Ad fraud costs advertisers a huge amount of money. One form of ad fraud is when people place ads on networks that have no potential to actually be viewed by people. Then companies use bots to click on these ads and rake in the dollars. This year it is expected to cost about $7.2 million dollars, while last year in 2015 it cost advertisers $6.3 million, making 2016’s figure a significant increase. Ad fraud is hard to prevent because once one prevention method is put into place, the fraudsters seem to be able to come up with new ways to make their fraudulent money. Not only is the financial impact on the rise, but so is the percentage of advertisers affected by ad fraud. According to a report from the Association of National Advertisers (ANA) and White Ops, in 2014, advertisers had a 2-22% chance of being a victim of fraud, while last year in 2015 3-37% of advertisers had the same chance.

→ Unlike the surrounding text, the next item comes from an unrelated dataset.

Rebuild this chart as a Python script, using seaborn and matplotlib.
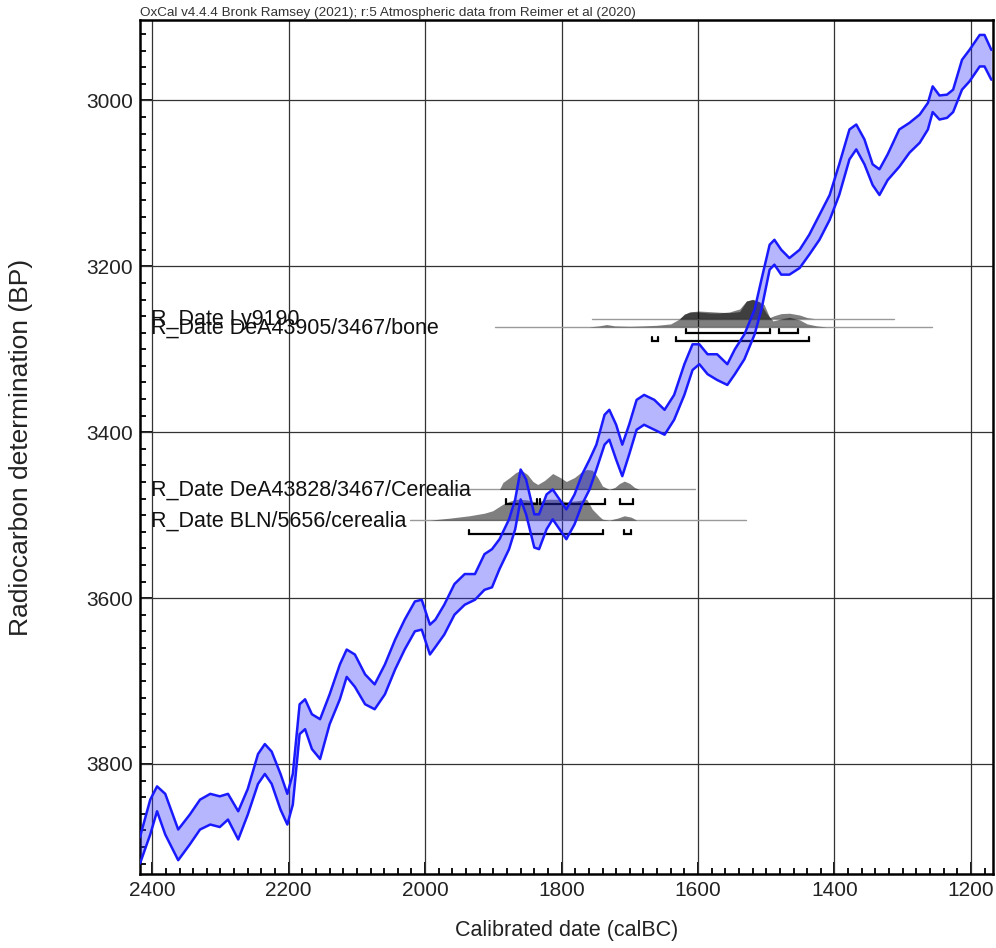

According to the same report, ad publishers with high cost-per-thousand rates, typically greater than $10, had a higher chance of experiencing ad fraud than others. Strangely, campaigns which targeted Hispanic consumers were nearly twice as likely to be targeted than other ads. Bob Liodice, president of the ANA called the high level of fraudulent activity a travesty. The Interactive Advertising Agency estimates that ad fraud, along with other problematic activities in online marketing including ad blocking technologies and piracy will cost digital marketers about $8 billion dollars per year.
Consumer ad blocking alone already costs advertisers more than ad fraud, with last years figures coming in around $780 million dollars of lost revenue, with malware accounting for another $230 million in lost revenue. Bot traffic in general, not always related to ad fraud, costs advertisers a cool $4.6 billion and piracy seals the deal with $2.4 billion dollars in lost revenue.